C’est le même processus. Marx, Staline, Lénine n’étaient pas des dieux, mais étaient vus comme des hommes de qualités supérieures. Staline était le petit père des peuples, ce qui est une image paternelle comme Dieu peut l’être également, puisqu’il est parfois représenté avec une barbe blanche et une grande robe, et l’on peut s’adresser à lui en disant « notre père qui êtes aux cieux ». La différence est que beaucoup de religions ont des écoles d’interprétation. Staline, lui, ne pouvait pas se tromper !

 

On en arrive à l’un des grands risques de la religion selon vous : celui que peuvent avoir les hommes à anthropomorphiser Dieu. Vous prenez l’exemple de ce rabbin qui dit que Dieu ne veut pas entendre la voix des femmes à la synagogue. Selon vous, il attribue à Dieu sa propre opinion ?

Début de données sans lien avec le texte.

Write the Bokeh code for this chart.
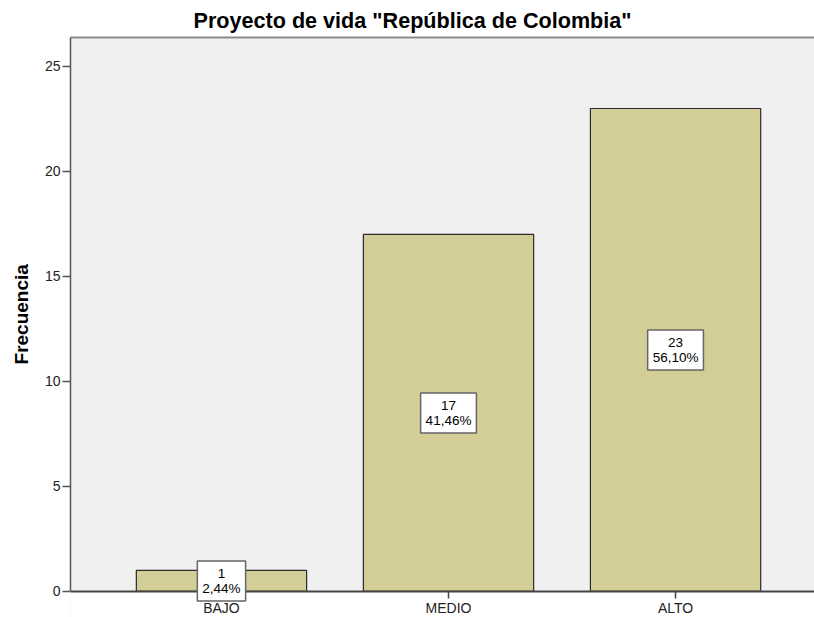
from bokeh.plotting import figure
from bokeh.models import Range1d, FixedTicker, LinearAxis, ColumnDataSource, Label, BoxAnnotation
from bokeh.embed import file_html
from bokeh.resources import INLINE

categories = ["BAJO", "MEDIO", "ALTO"]
counts = [1, 17, 23]
percent_labels = ["2,44%", "41,46%", "56,10%"]
y_ticks = [0, 5, 10, 15, 20, 25]

FONT = "Liberation Sans"
Y_END = 26.38

idx = list(range(len(categories)))
src = ColumnDataSource(dict(x=idx, top=counts))

p = figure(width=814, height=617, output_backend="svg", toolbar_location=None,
           x_range=Range1d(-0.665, 2.612), y_range=Range1d(-1.24, Y_END),
           min_border_left=70, min_border_right=0, min_border_top=0, min_border_bottom=0,
           title='Proyecto de vida "República de Colombia"')

p.background_fill_color = "#f0f0f0"
p.border_fill_color = "white"
p.outline_line_color = None
p.grid.visible = False

p.title.text_font = FONT
p.title.text_font_size = "21.6px"
p.title.text_font_style = "bold"
p.title.align = "left"
p.title.offset = 123
p.title.text_color = "#000000"

# white area below the zero line (outside the plot area in the original)
p.add_layout(BoxAnnotation(top=0, fill_color="white", fill_alpha=1.0,
                           line_color=None, level="underlay"))

p.vbar(x="x", top="top", width=0.75, source=src,
       fill_color="#d3ce97", line_color="#2b2b2b", line_width=1.2)

for i, c, pct in zip(idx, counts, percent_labels):
    p.add_layout(Label(x=i, y=c / 2, text=f"{c}\n{pct}", level="overlay",
                       text_align="center", text_baseline="middle",
                       text_font=FONT, text_font_size="13.5px", text_color="#000000",
                       text_line_height=1.0,
                       background_fill_color="white", border_line_color="#666666",
                       border_line_width=1.5, padding=5))

# y axis
ya = p.yaxis[0]
ya.ticker = FixedTicker(ticks=y_ticks)
ya.bounds = (0, Y_END)
ya.axis_label = "\u00a0" * 5 + "Frecuencia"
ya.axis_label_text_font = FONT
ya.axis_label_text_font_size = "19px"
ya.axis_label_text_font_style = "bold"
ya.axis_label_text_color = "#000000"
ya.axis_label_standoff = 10
ya.major_label_text_font = FONT
ya.major_label_text_font_size = "14px"
ya.major_label_text_color = "#222222"
ya.major_label_standoff = 2
ya.major_tick_in = 0
ya.major_tick_out = 8
ya.minor_tick_in = 0
ya.minor_tick_out = 0
ya.axis_line_color = "#555555"
ya.axis_line_width = 1.5
ya.major_tick_line_color = "#555555"
ya.major_tick_line_width = 1.5

# x axis, drawn at y = 0
xa = p.xaxis[0]
xa.fixed_location = 0
xa.ticker = FixedTicker(ticks=idx)
xa.major_label_overrides = {i: c for i, c in zip(idx, categories)}
xa.major_label_text_font = FONT
xa.major_label_text_font_size = "14px"
xa.major_label_text_color = "#222222"
xa.major_label_standoff = 2
xa.major_tick_in = 0
xa.major_tick_out = 7
xa.minor_tick_in = 0
xa.minor_tick_out = 0
xa.axis_line_color = "#444444"
xa.axis_line_width = 2
xa.major_tick_line_color = "#444444"
xa.major_tick_line_width = 1.5

# top border line
top = LinearAxis(ticker=FixedTicker(ticks=[]), axis_line_color="#8c8c8c", axis_line_width=2,
                 major_tick_in=0, major_tick_out=0, minor_tick_in=0, minor_tick_out=0)
p.add_layout(top, "above")

open("out.html", "w").write(file_html(p, INLINE))
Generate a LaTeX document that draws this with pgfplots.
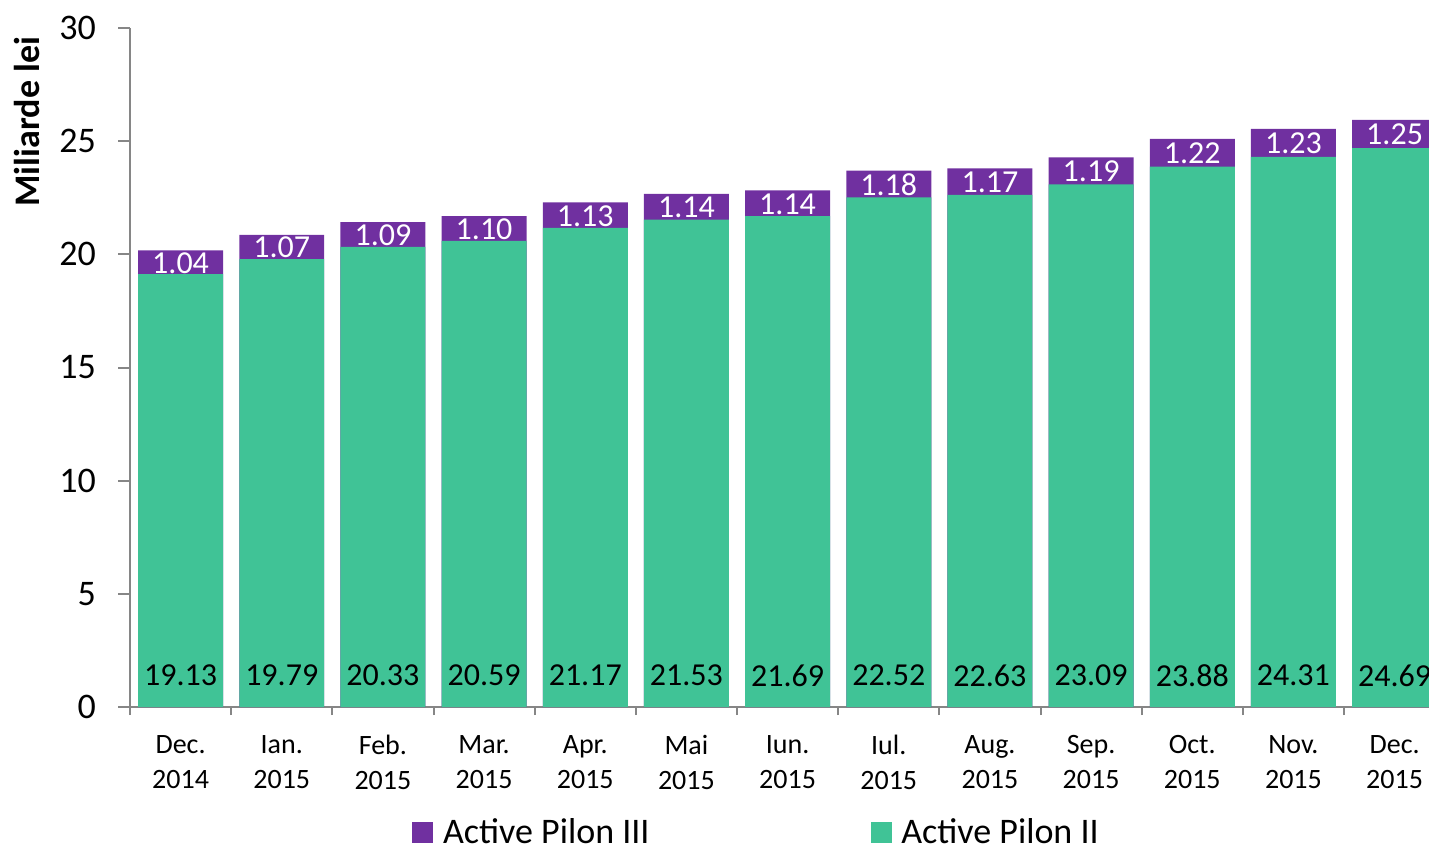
\documentclass[border=0pt]{standalone}
\usepackage{pgfplots}
\pgfplotsset{compat=1.18}
\usepackage{fontspec}
\setmainfont{Carlito}
\definecolor{pgreen}{HTML}{40C396}
\definecolor{ppurple}{HTML}{7030A0}
\definecolor{axgray}{HTML}{868686}
\begin{document}
\begin{tikzpicture}
\useasboundingbox (-65pt,-70.5pt) rectangle (649.5pt,353.5pt);
\begin{axis}[
  at={(0pt,0pt)}, anchor=south west,
  scale only axis, width=649.5pt, height=339.5pt,
  xmin=-0.5, xmax=12.34, ymin=0, ymax=30,
  axis x line*=bottom, axis y line*=left,
  axis line style={axgray, line width=1pt},
  clip=true,
  tick align=outside,
  ytick={0,5,...,30},
  major tick length=6pt,
  y tick style={axgray, line width=1pt},
  xtick={0,...,12},
  xticklabels={{Dec.\\2014},{Ian.\\2015},{Feb.\\2015},{Mar.\\2015},{Apr.\\2015},{Mai\\2015},{Iun.\\2015},{Iul.\\2015},{Aug.\\2015},{Sep.\\2015},{Oct.\\2015},{Nov.\\2015},{Dec.\\2015}},
  major x tick style={draw=none},
  minor xtick={-0.5,0.5,...,11.5},
  minor tick length=4pt,
  minor x tick style={axgray, line width=1pt},
  /pgf/number format/assume math mode=true,
  yticklabel style={font=\fontsize{18}{21}\selectfont, text=black, xshift=-7.5pt},
  xticklabel style={font=\fontsize{14}{17.5}\selectfont, align=center, text=black, yshift=-4.5pt},
  every axis y label/.style={at={(axis description cs:-0.079,0.862)}, rotate=90, anchor=center, font=\fontsize{18}{21}\bfseries\selectfont},
  ylabel={Miliarde lei},
  legend columns=2,
  legend style={at={(axis description cs:0.217,-0.185)}, anchor=west, draw=none, inner sep=0pt, font=\fontsize{18}{21}\selectfont,
    /tikz/every even column/.append style={column sep=105.5pt},
    /tikz/every odd column/.append style={column sep=0pt},
    nodes={inner xsep=5pt, inner ysep=0pt}},
  legend image code/.code={\fill[#1] (0pt,-5pt) rectangle (10pt,5pt);},
]
% total (Pilon II + Pilon III), drawn first
\addplot[ybar, bar width=0.84, bar shift=0pt, fill=ppurple, draw=none, forget plot] coordinates {
(0,20.17) (1,20.86) (2,21.42) (3,21.69) (4,22.30) (5,22.67) (6,22.83) (7,23.70) (8,23.80) (9,24.28) (10,25.10) (11,25.54) (12,25.94)};
% Pilon II
\addplot[ybar, bar width=0.84, bar shift=0pt, fill=pgreen, draw=none, forget plot] coordinates {
(0,19.13) (1,19.79) (2,20.33) (3,20.59) (4,21.17) (5,21.53) (6,21.69) (7,22.52) (8,22.63) (9,23.09) (10,23.88) (11,24.31) (12,24.69)};
% labels Pilon II
\addplot[draw=none, mark=none, forget plot, nodes near coords, point meta=explicit symbolic,
  every node near coord/.append style={anchor=center, font=\fontsize{16}{19}\selectfont, text=black}] table[meta=l] {
x y l
0 1.4 19.13
1 1.4 19.79
2 1.4 20.33
3 1.4 20.59
4 1.4 21.17
5 1.4 21.53
6 1.4 21.69
7 1.4 22.52
8 1.4 22.63
9 1.4 23.09
10 1.4 23.88
11 1.4 24.31
12 1.4 24.69
};
% labels Pilon III
\addplot[draw=none, mark=none, forget plot, nodes near coords, point meta=explicit symbolic,
  every node near coord/.append style={anchor=center, font=\fontsize{16}{19}\selectfont, text=white}] table[meta=l] {
x y l
0 19.62 1.04
1 20.30 1.07
2 20.85 1.09
3 21.11 1.10
4 21.70 1.13
5 22.07 1.14
6 22.23 1.14
7 23.08 1.18
8 23.19 1.17
9 23.66 1.19
10 24.46 1.22
11 24.90 1.23
12 25.29 1.25
};
\addlegendimage{ppurple}
\addlegendentry{Active Pilon III}
\addlegendimage{pgreen}
\addlegendentry{Active Pilon II}
\end{axis}
\end{tikzpicture}
\end{document}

J’ai pris cet exemple car j’ai rencontré ce rabbin. Les juifs de cette synagogue en étaient très malheureux. Il prêtait à Dieu sa propre intention de faire taire les femmes. C’est un danger de toutes les religions, qui est de faire de Dieu le porte-parole des hommes et de leurs émotions, alors que normalement une démarche sacrée exige que l’homme soit, à l’inverse, le porte-parole de Dieu. C’est d’ailleurs pour cela qu’il y a des prophètes.

 

Dans votre parcours, avez-vous parfois rencontré Dieu ?

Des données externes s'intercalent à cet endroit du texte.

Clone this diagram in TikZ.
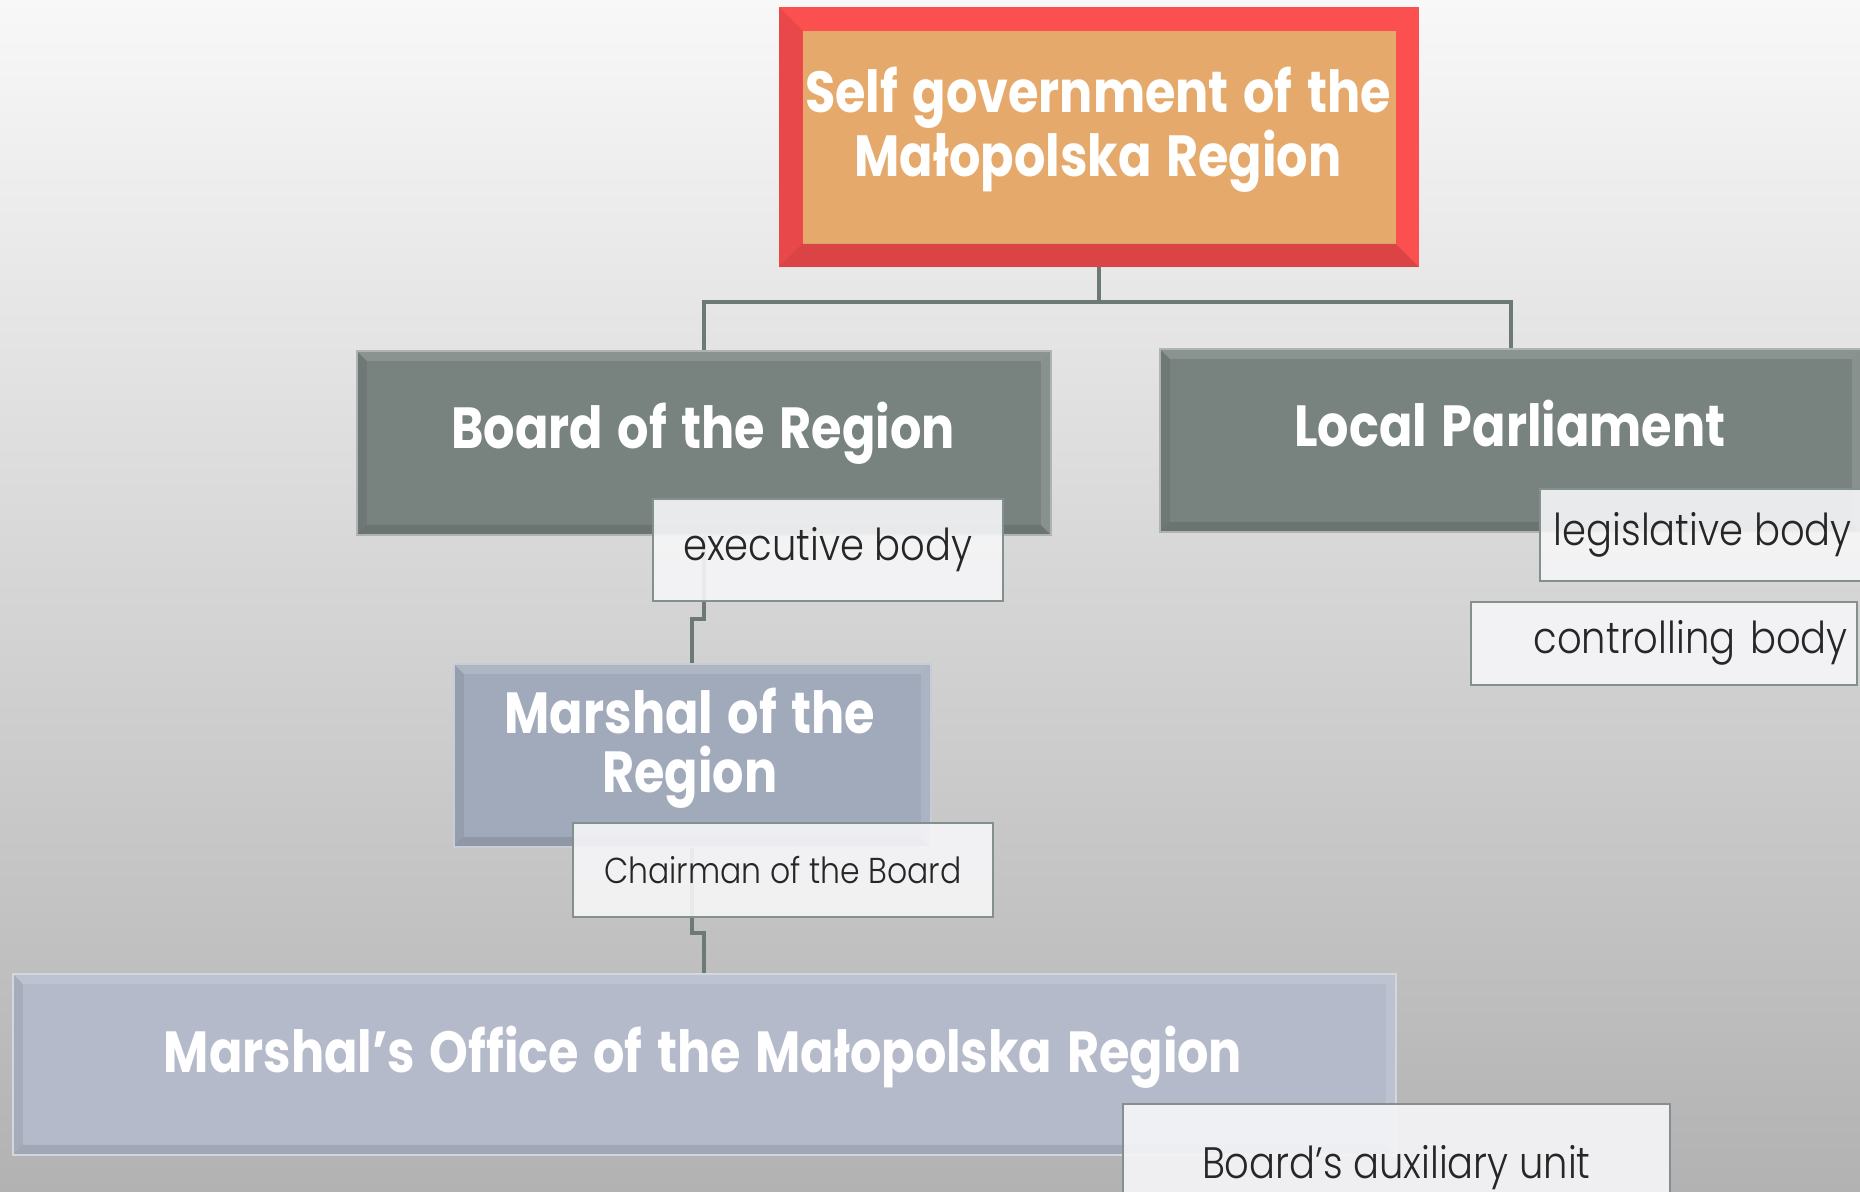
\documentclass[tikz, border = 0pt]{standalone}
\usepackage{fontspec}
\usetikzlibrary{backgrounds}

\newfontfamily\headfont[FakeStretch = 0.85, WordSpace = 1.4]{Poppins}
\newfontfamily\tagfont[FakeStretch = 0.875]{Poppins Light}

\definecolor{bgtop}{HTML}{F8F8F8}
\definecolor{bgbottom}{HTML}{B2B2B2}
\definecolor{framered}{HTML}{FC4F50}
\definecolor{titleorange}{HTML}{E5AA6B}
\definecolor{boardgrey}{HTML}{78827F}
\definecolor{marshalblue}{HTML}{A1AABB}
\definecolor{officeblue}{HTML}{B4BACA}
\definecolor{tagwhite}{HTML}{F6F6F8}
\definecolor{tagborder}{HTML}{84908D}
\definecolor{tagtext}{HTML}{262626}
\definecolor{linkgrey}{HTML}{6D7975}

\begin{document}
\begin{tikzpicture}[x = 0.5pt, y = -0.5pt,
		link/.style = {draw = linkgrey, line width = 2pt},
		box/.style = {rectangle, anchor = north west, inner sep = 0pt},
		bevel/.style = {path picture = {
			\fill [white, opacity = 0.14] (path picture bounding box.north west) -- (path picture bounding box.north east)
				-- ([shift = {(-5pt, -5pt)}] path picture bounding box.north east) -- ([shift = {(5pt, -5pt)}] path picture bounding box.north west) -- cycle;
			\fill [white, opacity = 0.12] (path picture bounding box.north east) -- (path picture bounding box.south east)
				-- ([shift = {(-5pt, 5pt)}] path picture bounding box.south east) -- ([shift = {(-5pt, -5pt)}] path picture bounding box.north east) -- cycle;
			\fill [black, opacity = 0.1] (path picture bounding box.south west) -- (path picture bounding box.south east)
				-- ([shift = {(-5pt, 5pt)}] path picture bounding box.south east) -- ([shift = {(5pt, 5pt)}] path picture bounding box.south west) -- cycle;
			\fill [black, opacity = 0.07] (path picture bounding box.north west) -- (path picture bounding box.south west)
				-- ([shift = {(5pt, 5pt)}] path picture bounding box.south west) -- ([shift = {(5pt, -5pt)}] path picture bounding box.north west) -- cycle;
		}},
		heading/.style = {text = white, align = center, font = \headfont\bfseries\fontsize{29}{29.5}\selectfont},
		tag/.style = {box, fill = tagwhite, fill opacity = 0.9, text opacity = 1, draw = tagborder, line width = 0.8pt,
			text = tagtext, font = \tagfont\fontsize{22}{26}\selectfont}]

	\useasboundingbox (0, 0) rectangle (1860, 1191);
	\clip (0, 0) rectangle (1860, 1191);

	% Self government
	
	\node [box, fill = titleorange, draw = framered, line width = 11.75pt, minimum width = 308.25pt, minimum height = 118.25pt] (selfgov) at (779, 7) {};
	\fill [black, opacity = 0.13] (selfgov.south west) -- (selfgov.south east) -- ([shift = {(-11.75pt, 11.75pt)}] selfgov.south east)
		-- ([shift = {(11.75pt, 11.75pt)}] selfgov.south west) -- cycle;
	\fill [black, opacity = 0.08] (selfgov.north west) -- (selfgov.south west) -- ([shift = {(11.75pt, 11.75pt)}] selfgov.south west)
		-- ([shift = {(11.75pt, -11.75pt)}] selfgov.north west) -- cycle;
	\node [heading] (selfgovtext) at (1098, 130) {Self government of the\\Małopolska Region};
	
	% Board and parliament
	
	\node [box, bevel, fill = boardgrey, draw = boardgrey!60!white, line width = 0.8pt, minimum width = 347pt, minimum height = 92pt] (board) at (356, 350) {};
	\node [heading, anchor = base] (boardtext) at (703, 448) {Board of the Region};
	\node [tag, minimum width = 175pt, minimum height = 51pt] (executive) at (652, 498) {executive body};
	
	\node [box, bevel, fill = boardgrey, draw = boardgrey!60!white, line width = 0.8pt, minimum width = 351pt, minimum height = 91.5pt] (parliament) at (1159, 348) {};
	\node [heading, anchor = base] (parliamenttext) at (1510, 446) {Local Parliament};
	\node [tag, minimum width = 163pt, minimum height = 46pt] (legislative) at (1539, 488) {legislative body};
	\node [tag, text width = 184pt, inner xsep = 4.5pt, align = right, minimum height = 41.5pt] (controlling) at (1470, 601) {controlling body};
	
	% Marshal
	
	\node [box, bevel, fill = marshalblue, draw = marshalblue!60!white, line width = 0.8pt, minimum width = 238.5pt, minimum height = 91.5pt] (marshal) at (453, 663) {};
	\node [heading] (marshaltext) at (690, 748) {Marshal of the\\Region};
	\node [tag, font = \tagfont\fontsize{18}{22}\selectfont, minimum width = 210pt, minimum height = 47pt] (chairman) at (572, 822) {Chairman of the Board};
	
	% Marshal's office
	
	\node [box, bevel, fill = officeblue, draw = officeblue!60!white, line width = 0.8pt, minimum width = 691.5pt, minimum height = 90.5pt] (office) at (12, 973) {};
	\node [heading, anchor = base] (officetext) at (703, 1072) {Marshal’s Office of the Małopolska Region};
	\node [tag, minimum width = 273.5pt, minimum height = 63.5pt] (auxiliary) at (1122, 1103) {Board’s auxiliary unit};
	
	% Background and links
	
	\begin{scope}[on background layer]
		\shade [top color = bgtop, bottom color = bgbottom] (0, 0) rectangle (1860, 1191);
		\draw [link] (selfgov.south) -- ++(0, 35) -| (board.north);
		\draw [link] (selfgov.south) -- ++(0, 35) -| (parliament.north);
		\draw [link] (board.south) -- ++(0, 83) -| (marshal.north);
		\draw [link] (marshal.south) -- ++(0, 85) -| (office.north);
	\end{scope}
	
\end{tikzpicture}
\end{document}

J’ai été, enfant, arrêté et condamné à mort. Je savais que ces gens voulaient me tuer. Ils disaient devant moi : « Il faut le tuer sinon il deviendra un ennemi d’Hitler. » Je n’avais autour de moi plus aucun juif pour me donner accès au Dieu des juifs. Ma famille avait disparu. J’ai été caché par des Justes. Personne ne m’a fait connaître la voie d’accès à Dieu la plus fréquente, qui est de partager le Dieu de Maman pour ensuite appartenir à un groupe. Je suis devenu juif culturel, fier de mes origines, mais je ne connais pas la religion juive. Si j’avais appris, serais-je resté croyant ? Je l’ignore. J’aurais certainement été heureux de partager des rituels juifs, comme je le suis parfois aujourd’hui, quand je suis invité à des fêtes. Cela me donne un sentiment d’appartenance que je trouve très agréable. Il y a aussi la spiritualité, qui est très différente de la religion, et qui n’a pas besoin d’institutions. Tout être humain peut un jour éprouver la transcendance, un sentiment miraculeux d’être, une élévation vers quelque chose d’extraordinaire au-dessus de la condition de la matière.

 

Vous dites justement à la fin du livre que beaucoup de jeunes sont en train d’inventer une nouvelle façon d’aimer Dieu, plus spirituelle et moins institutionnelle.

Il y a deux tendances opposées. Il y a effectivement un désir de spiritualité, d’éprouver ce mystère, ce miracle, cet émerveillement d’être vivant. Mais il y a aussi, comme je le disais, une petite quantité de jeunes qui veulent se soumettre parce qu’ils sont sécurisés et tranquillisés par un cadre de fer.